■ **What is asked**: Keep the pictures out and restate every record exactly.

---

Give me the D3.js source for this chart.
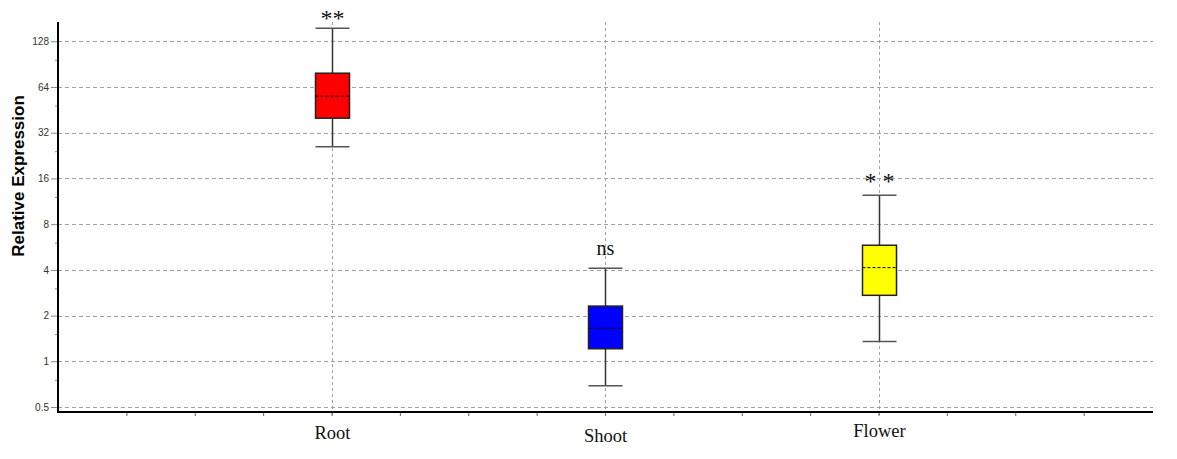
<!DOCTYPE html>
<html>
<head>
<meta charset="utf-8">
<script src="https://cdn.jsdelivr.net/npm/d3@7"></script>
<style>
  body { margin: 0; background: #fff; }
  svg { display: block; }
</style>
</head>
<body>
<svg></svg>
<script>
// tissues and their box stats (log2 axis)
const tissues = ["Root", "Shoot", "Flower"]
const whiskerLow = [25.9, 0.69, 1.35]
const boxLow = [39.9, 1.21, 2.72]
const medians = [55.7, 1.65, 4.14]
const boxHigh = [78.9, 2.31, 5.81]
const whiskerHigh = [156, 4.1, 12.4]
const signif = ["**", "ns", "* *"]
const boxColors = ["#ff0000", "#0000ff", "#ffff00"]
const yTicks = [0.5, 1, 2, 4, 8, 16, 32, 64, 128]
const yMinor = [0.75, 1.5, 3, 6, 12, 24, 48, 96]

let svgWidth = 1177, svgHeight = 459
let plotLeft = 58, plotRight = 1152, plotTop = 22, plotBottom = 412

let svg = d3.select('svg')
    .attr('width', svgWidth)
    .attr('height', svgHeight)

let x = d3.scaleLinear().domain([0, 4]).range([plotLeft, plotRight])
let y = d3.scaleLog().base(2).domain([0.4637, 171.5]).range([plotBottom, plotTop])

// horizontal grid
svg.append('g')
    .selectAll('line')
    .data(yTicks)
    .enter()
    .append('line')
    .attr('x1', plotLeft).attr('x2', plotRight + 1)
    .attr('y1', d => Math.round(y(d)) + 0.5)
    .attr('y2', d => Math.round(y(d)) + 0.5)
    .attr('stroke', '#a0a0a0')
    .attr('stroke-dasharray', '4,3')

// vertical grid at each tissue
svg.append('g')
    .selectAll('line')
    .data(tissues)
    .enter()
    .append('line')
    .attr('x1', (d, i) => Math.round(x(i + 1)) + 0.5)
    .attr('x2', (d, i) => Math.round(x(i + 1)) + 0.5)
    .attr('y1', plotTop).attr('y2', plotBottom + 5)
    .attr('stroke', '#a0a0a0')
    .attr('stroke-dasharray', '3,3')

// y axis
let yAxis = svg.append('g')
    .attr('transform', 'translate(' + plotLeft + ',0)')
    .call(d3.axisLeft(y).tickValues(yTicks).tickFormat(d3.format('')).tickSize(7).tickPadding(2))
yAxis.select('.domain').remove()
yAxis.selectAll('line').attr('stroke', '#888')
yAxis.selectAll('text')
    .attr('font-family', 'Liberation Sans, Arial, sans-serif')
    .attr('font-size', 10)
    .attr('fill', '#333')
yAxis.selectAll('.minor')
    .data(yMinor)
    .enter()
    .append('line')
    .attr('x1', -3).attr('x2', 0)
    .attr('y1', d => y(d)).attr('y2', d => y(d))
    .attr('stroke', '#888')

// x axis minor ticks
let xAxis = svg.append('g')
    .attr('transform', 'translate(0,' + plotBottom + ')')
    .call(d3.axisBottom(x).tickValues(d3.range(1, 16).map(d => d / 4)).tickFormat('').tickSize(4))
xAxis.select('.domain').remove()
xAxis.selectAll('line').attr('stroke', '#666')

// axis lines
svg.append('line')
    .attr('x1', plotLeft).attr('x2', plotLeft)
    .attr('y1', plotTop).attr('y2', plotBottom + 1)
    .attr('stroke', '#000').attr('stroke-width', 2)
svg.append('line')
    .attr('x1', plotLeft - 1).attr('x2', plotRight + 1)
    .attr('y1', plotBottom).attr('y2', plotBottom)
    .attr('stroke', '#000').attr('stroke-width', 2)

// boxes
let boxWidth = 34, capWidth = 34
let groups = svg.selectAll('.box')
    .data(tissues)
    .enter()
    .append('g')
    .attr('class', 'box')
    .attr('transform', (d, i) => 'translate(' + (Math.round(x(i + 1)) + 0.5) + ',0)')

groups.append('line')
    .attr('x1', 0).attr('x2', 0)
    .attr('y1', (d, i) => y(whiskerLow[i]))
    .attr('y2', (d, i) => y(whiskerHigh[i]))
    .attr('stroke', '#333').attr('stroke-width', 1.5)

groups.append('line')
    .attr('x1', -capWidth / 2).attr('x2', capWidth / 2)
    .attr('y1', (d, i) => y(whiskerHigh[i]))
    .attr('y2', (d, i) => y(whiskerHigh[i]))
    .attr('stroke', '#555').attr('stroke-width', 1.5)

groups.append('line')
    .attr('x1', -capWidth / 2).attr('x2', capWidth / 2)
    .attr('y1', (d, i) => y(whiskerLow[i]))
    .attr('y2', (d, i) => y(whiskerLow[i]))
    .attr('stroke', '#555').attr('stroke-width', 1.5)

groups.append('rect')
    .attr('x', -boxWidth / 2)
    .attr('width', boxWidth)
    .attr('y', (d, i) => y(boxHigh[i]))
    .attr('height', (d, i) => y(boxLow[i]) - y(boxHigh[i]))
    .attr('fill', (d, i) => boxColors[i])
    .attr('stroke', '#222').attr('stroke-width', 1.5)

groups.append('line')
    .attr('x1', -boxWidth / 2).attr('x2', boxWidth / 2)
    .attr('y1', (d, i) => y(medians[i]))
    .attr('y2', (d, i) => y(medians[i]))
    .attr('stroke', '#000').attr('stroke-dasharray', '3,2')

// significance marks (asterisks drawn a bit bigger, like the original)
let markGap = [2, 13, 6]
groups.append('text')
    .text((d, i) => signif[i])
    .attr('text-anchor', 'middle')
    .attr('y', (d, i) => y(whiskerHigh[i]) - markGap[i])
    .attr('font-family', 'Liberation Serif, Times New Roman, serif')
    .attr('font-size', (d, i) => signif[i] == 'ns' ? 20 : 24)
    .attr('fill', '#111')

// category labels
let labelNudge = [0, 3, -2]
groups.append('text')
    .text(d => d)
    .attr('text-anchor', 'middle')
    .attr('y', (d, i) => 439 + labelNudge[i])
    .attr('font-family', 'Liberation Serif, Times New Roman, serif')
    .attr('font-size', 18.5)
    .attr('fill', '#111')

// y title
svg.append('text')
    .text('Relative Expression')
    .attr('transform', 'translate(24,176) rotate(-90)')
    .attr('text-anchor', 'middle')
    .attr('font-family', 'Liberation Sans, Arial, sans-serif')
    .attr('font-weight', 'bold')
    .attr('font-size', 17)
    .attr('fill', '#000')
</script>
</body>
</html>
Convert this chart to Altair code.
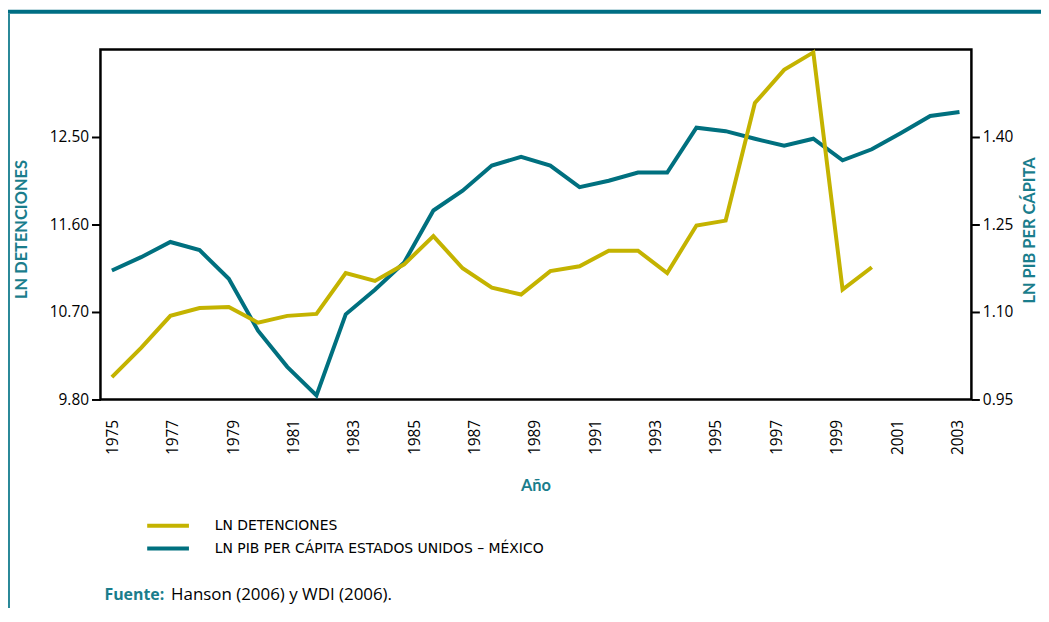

---

■ **Solution below**:
Give me the D3.js source for this chart.
<!DOCTYPE html>
<html>
<head>
<meta charset="utf-8">
<script src="https://cdn.jsdelivr.net/npm/d3@7"></script>
<style>
  body { margin: 0; background: #fff; }
  svg { display: block; }
</style>
</head>
<body>
<svg></svg>
<script>
// tissues and their box stats (log2 axis)
const tissues = ["Root", "Shoot", "Flower"]
const whiskerLow = [25.9, 0.69, 1.35]
const boxLow = [39.9, 1.21, 2.72]
const medians = [55.7, 1.65, 4.14]
const boxHigh = [78.9, 2.31, 5.81]
const whiskerHigh = [156, 4.1, 12.4]
const signif = ["**", "ns", "* *"]
const boxColors = ["#ff0000", "#0000ff", "#ffff00"]
const yTicks = [0.5, 1, 2, 4, 8, 16, 32, 64, 128]
const yMinor = [0.75, 1.5, 3, 6, 12, 24, 48, 96]

let svgWidth = 1177, svgHeight = 459
let plotLeft = 58, plotRight = 1152, plotTop = 22, plotBottom = 412

let svg = d3.select('svg')
    .attr('width', svgWidth)
    .attr('height', svgHeight)

let x = d3.scaleLinear().domain([0, 4]).range([plotLeft, plotRight])
let y = d3.scaleLog().base(2).domain([0.4637, 171.5]).range([plotBottom, plotTop])

// horizontal grid
svg.append('g')
    .selectAll('line')
    .data(yTicks)
    .enter()
    .append('line')
    .attr('x1', plotLeft).attr('x2', plotRight + 1)
    .attr('y1', d => Math.round(y(d)) + 0.5)
    .attr('y2', d => Math.round(y(d)) + 0.5)
    .attr('stroke', '#a0a0a0')
    .attr('stroke-dasharray', '4,3')

// vertical grid at each tissue
svg.append('g')
    .selectAll('line')
    .data(tissues)
    .enter()
    .append('line')
    .attr('x1', (d, i) => Math.round(x(i + 1)) + 0.5)
    .attr('x2', (d, i) => Math.round(x(i + 1)) + 0.5)
    .attr('y1', plotTop).attr('y2', plotBottom + 5)
    .attr('stroke', '#a0a0a0')
    .attr('stroke-dasharray', '3,3')

// y axis
let yAxis = svg.append('g')
    .attr('transform', 'translate(' + plotLeft + ',0)')
    .call(d3.axisLeft(y).tickValues(yTicks).tickFormat(d3.format('')).tickSize(7).tickPadding(2))
yAxis.select('.domain').remove()
yAxis.selectAll('line').attr('stroke', '#888')
yAxis.selectAll('text')
    .attr('font-family', 'Liberation Sans, Arial, sans-serif')
    .attr('font-size', 10)
    .attr('fill', '#333')
yAxis.selectAll('.minor')
    .data(yMinor)
    .enter()
    .append('line')
    .attr('x1', -3).attr('x2', 0)
    .attr('y1', d => y(d)).attr('y2', d => y(d))
    .attr('stroke', '#888')

// x axis minor ticks
let xAxis = svg.append('g')
    .attr('transform', 'translate(0,' + plotBottom + ')')
    .call(d3.axisBottom(x).tickValues(d3.range(1, 16).map(d => d / 4)).tickFormat('').tickSize(4))
xAxis.select('.domain').remove()
xAxis.selectAll('line').attr('stroke', '#666')

// axis lines
svg.append('line')
    .attr('x1', plotLeft).attr('x2', plotLeft)
    .attr('y1', plotTop).attr('y2', plotBottom + 1)
    .attr('stroke', '#000').attr('stroke-width', 2)
svg.append('line')
    .attr('x1', plotLeft - 1).attr('x2', plotRight + 1)
    .attr('y1', plotBottom).attr('y2', plotBottom)
    .attr('stroke', '#000').attr('stroke-width', 2)

// boxes
let boxWidth = 34, capWidth = 34
let groups = svg.selectAll('.box')
    .data(tissues)
    .enter()
    .append('g')
    .attr('class', 'box')
    .attr('transform', (d, i) => 'translate(' + (Math.round(x(i + 1)) + 0.5) + ',0)')

groups.append('line')
    .attr('x1', 0).attr('x2', 0)
    .attr('y1', (d, i) => y(whiskerLow[i]))
    .attr('y2', (d, i) => y(whiskerHigh[i]))
    .attr('stroke', '#333').attr('stroke-width', 1.5)

groups.append('line')
    .attr('x1', -capWidth / 2).attr('x2', capWidth / 2)
    .attr('y1', (d, i) => y(whiskerHigh[i]))
    .attr('y2', (d, i) => y(whiskerHigh[i]))
    .attr('stroke', '#555').attr('stroke-width', 1.5)

groups.append('line')
    .attr('x1', -capWidth / 2).attr('x2', capWidth / 2)
    .attr('y1', (d, i) => y(whiskerLow[i]))
    .attr('y2', (d, i) => y(whiskerLow[i]))
    .attr('stroke', '#555').attr('stroke-width', 1.5)

groups.append('rect')
    .attr('x', -boxWidth / 2)
    .attr('width', boxWidth)
    .attr('y', (d, i) => y(boxHigh[i]))
    .attr('height', (d, i) => y(boxLow[i]) - y(boxHigh[i]))
    .attr('fill', (d, i) => boxColors[i])
    .attr('stroke', '#222').attr('stroke-width', 1.5)

groups.append('line')
    .attr('x1', -boxWidth / 2).attr('x2', boxWidth / 2)
    .attr('y1', (d, i) => y(medians[i]))
    .attr('y2', (d, i) => y(medians[i]))
    .attr('stroke', '#000').attr('stroke-dasharray', '3,2')

// significance marks (asterisks drawn a bit bigger, like the original)
let markGap = [2, 13, 6]
groups.append('text')
    .text((d, i) => signif[i])
    .attr('text-anchor', 'middle')
    .attr('y', (d, i) => y(whiskerHigh[i]) - markGap[i])
    .attr('font-family', 'Liberation Serif, Times New Roman, serif')
    .attr('font-size', (d, i) => signif[i] == 'ns' ? 20 : 24)
    .attr('fill', '#111')

// category labels
let labelNudge = [0, 3, -2]
groups.append('text')
    .text(d => d)
    .attr('text-anchor', 'middle')
    .attr('y', (d, i) => 439 + labelNudge[i])
    .attr('font-family', 'Liberation Serif, Times New Roman, serif')
    .attr('font-size', 18.5)
    .attr('fill', '#111')

// y title
svg.append('text')
    .text('Relative Expression')
    .attr('transform', 'translate(24,176) rotate(-90)')
    .attr('text-anchor', 'middle')
    .attr('font-family', 'Liberation Sans, Arial, sans-serif')
    .attr('font-weight', 'bold')
    .attr('font-size', 17)
    .attr('fill', '#000')
</script>
</body>
</html>
Convert this chart to Altair code.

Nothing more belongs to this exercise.